── DATA

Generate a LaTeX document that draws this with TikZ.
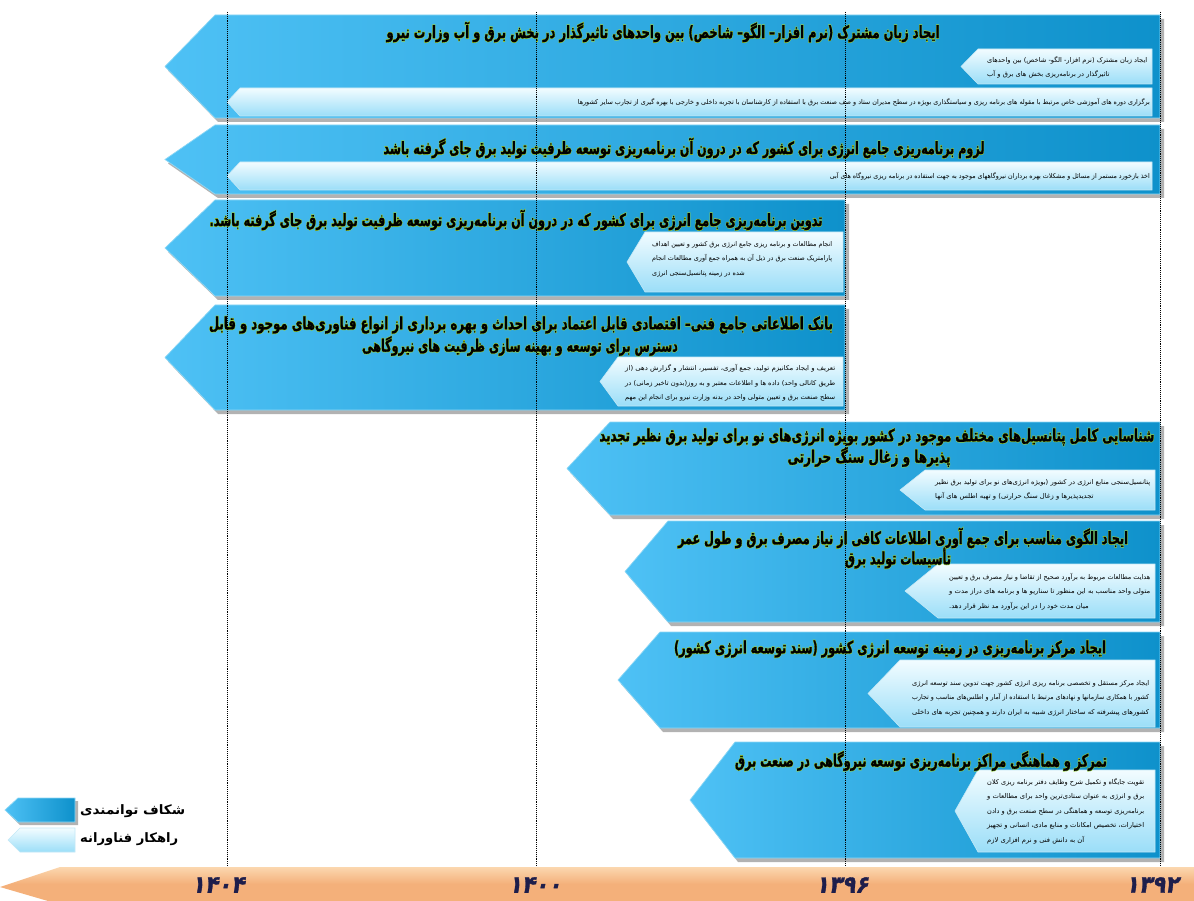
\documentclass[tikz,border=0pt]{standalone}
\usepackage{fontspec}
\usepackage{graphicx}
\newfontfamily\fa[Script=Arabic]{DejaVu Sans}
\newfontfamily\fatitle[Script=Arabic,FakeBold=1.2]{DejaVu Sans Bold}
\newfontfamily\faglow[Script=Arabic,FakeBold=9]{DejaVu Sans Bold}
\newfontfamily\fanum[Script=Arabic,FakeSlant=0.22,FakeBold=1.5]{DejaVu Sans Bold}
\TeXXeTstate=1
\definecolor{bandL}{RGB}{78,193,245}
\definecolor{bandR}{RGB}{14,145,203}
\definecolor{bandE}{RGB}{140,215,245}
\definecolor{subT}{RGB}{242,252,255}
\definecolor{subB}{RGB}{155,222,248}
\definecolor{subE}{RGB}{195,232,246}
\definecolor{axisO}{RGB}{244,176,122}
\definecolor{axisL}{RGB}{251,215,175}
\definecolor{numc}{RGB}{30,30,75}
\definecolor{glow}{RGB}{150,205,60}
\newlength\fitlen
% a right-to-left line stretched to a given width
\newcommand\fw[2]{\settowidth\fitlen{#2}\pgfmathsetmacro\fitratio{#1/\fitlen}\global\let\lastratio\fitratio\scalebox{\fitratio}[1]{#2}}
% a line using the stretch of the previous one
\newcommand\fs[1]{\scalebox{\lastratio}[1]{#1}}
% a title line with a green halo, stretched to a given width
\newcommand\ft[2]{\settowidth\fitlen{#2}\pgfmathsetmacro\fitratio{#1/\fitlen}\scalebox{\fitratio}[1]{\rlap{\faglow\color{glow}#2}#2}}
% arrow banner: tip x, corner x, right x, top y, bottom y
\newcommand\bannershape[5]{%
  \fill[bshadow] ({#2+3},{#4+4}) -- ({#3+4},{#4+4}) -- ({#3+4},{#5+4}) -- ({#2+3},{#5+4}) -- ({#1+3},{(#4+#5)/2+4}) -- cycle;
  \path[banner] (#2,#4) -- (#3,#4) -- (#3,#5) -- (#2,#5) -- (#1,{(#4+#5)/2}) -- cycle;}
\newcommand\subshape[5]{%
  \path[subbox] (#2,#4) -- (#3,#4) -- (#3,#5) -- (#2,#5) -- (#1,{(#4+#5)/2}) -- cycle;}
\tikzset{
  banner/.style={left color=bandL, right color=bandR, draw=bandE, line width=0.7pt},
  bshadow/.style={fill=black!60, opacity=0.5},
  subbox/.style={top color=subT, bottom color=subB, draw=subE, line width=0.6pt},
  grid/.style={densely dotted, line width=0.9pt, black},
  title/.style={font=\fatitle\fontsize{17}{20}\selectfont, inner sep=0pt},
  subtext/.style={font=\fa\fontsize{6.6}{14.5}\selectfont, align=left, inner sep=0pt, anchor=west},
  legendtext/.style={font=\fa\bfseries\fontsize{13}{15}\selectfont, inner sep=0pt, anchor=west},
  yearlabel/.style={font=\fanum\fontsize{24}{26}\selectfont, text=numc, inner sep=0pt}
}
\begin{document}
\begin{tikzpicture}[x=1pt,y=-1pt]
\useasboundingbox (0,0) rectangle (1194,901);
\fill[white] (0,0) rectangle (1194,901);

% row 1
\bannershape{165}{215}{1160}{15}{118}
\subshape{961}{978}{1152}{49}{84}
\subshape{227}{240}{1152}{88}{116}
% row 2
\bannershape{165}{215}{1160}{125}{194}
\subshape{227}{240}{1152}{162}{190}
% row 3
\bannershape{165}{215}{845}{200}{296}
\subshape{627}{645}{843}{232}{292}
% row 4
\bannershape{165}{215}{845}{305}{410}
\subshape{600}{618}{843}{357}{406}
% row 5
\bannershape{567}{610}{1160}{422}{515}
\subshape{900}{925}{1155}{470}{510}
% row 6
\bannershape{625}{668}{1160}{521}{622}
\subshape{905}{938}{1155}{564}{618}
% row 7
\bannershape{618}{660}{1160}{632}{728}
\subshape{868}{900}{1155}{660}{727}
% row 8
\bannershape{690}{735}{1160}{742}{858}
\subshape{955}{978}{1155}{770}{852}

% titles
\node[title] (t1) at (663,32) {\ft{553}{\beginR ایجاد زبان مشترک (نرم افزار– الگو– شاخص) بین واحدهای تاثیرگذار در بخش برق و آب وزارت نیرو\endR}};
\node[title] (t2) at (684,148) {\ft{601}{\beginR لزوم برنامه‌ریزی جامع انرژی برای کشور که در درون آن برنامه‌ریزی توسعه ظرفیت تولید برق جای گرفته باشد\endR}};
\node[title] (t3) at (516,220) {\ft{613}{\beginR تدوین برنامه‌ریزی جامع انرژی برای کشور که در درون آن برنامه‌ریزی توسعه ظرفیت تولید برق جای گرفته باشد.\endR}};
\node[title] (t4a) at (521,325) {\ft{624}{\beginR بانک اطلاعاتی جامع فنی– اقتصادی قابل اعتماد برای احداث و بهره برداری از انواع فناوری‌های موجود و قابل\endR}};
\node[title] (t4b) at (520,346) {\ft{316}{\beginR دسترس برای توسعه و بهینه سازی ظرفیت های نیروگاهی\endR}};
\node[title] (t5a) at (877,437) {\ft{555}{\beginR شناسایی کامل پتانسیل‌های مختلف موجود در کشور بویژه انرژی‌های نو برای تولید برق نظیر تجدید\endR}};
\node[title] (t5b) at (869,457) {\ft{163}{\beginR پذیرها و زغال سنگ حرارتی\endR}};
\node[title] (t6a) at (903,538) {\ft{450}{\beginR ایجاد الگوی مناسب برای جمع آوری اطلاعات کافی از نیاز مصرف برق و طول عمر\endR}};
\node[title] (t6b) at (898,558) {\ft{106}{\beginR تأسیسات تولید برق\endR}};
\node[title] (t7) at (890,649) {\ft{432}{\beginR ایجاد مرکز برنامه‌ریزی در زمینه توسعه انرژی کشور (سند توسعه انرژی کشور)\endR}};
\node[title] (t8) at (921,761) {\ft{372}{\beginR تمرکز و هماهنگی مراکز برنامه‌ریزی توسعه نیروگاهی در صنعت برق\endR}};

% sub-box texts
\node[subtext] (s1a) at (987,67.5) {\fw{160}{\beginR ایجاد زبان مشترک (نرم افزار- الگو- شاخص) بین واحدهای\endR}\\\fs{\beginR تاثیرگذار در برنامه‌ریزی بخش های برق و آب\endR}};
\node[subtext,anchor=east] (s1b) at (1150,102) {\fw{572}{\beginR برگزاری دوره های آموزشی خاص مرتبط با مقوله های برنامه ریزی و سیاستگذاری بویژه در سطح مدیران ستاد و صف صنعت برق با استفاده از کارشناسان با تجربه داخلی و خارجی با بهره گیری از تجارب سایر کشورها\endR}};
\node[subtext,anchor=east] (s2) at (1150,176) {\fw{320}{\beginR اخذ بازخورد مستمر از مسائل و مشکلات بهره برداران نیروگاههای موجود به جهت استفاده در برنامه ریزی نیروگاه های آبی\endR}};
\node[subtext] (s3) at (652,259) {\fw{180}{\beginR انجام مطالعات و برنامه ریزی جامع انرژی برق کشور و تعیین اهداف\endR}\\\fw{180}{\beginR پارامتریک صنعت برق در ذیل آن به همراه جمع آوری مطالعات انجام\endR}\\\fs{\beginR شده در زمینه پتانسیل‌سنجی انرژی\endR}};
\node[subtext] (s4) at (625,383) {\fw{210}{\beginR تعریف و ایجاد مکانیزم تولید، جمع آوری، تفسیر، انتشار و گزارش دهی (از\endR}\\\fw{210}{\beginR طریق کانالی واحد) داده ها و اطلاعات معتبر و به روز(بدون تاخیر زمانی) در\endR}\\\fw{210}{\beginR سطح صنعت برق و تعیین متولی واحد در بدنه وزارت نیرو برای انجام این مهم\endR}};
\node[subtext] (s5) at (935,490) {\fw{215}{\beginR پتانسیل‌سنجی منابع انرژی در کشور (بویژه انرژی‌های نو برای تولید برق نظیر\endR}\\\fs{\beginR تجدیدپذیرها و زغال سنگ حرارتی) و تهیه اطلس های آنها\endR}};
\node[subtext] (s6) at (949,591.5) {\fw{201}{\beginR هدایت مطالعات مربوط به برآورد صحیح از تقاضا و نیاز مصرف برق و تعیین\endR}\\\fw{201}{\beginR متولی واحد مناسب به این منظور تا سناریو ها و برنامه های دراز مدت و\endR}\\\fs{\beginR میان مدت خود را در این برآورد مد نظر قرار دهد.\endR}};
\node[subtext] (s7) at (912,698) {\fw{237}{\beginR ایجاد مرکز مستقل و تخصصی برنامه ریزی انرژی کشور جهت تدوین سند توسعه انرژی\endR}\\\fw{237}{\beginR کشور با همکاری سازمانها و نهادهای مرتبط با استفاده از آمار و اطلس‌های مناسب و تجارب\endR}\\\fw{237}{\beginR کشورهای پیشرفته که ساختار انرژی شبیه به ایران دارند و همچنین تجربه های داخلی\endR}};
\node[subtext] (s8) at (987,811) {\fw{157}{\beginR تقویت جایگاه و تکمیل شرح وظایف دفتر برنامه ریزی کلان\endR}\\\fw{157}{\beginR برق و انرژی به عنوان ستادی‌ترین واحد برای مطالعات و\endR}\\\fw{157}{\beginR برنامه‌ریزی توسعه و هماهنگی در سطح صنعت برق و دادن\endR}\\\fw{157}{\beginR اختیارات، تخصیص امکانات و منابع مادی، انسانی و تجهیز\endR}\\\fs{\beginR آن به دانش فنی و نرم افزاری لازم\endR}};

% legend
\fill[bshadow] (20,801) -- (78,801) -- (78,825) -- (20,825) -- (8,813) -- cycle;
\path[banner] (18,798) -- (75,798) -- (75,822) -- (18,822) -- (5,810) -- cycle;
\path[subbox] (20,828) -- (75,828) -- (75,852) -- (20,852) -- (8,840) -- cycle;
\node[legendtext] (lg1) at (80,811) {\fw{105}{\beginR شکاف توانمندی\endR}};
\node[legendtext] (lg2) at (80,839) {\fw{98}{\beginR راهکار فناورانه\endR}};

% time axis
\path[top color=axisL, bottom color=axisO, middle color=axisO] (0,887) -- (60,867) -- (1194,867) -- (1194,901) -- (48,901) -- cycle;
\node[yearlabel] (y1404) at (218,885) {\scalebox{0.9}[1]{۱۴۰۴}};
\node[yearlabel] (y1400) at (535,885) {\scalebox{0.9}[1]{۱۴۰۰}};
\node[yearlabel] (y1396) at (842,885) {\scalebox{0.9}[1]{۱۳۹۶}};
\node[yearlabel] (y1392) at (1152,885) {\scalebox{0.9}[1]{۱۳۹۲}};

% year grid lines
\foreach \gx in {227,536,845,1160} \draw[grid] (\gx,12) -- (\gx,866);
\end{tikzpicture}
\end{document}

────

Scan the data above; copy every line where "with" appears.

ANSWER IN FULL:
Generate a LaTeX document that draws this with TikZ.
% a title line with a green halo, stretched to a given width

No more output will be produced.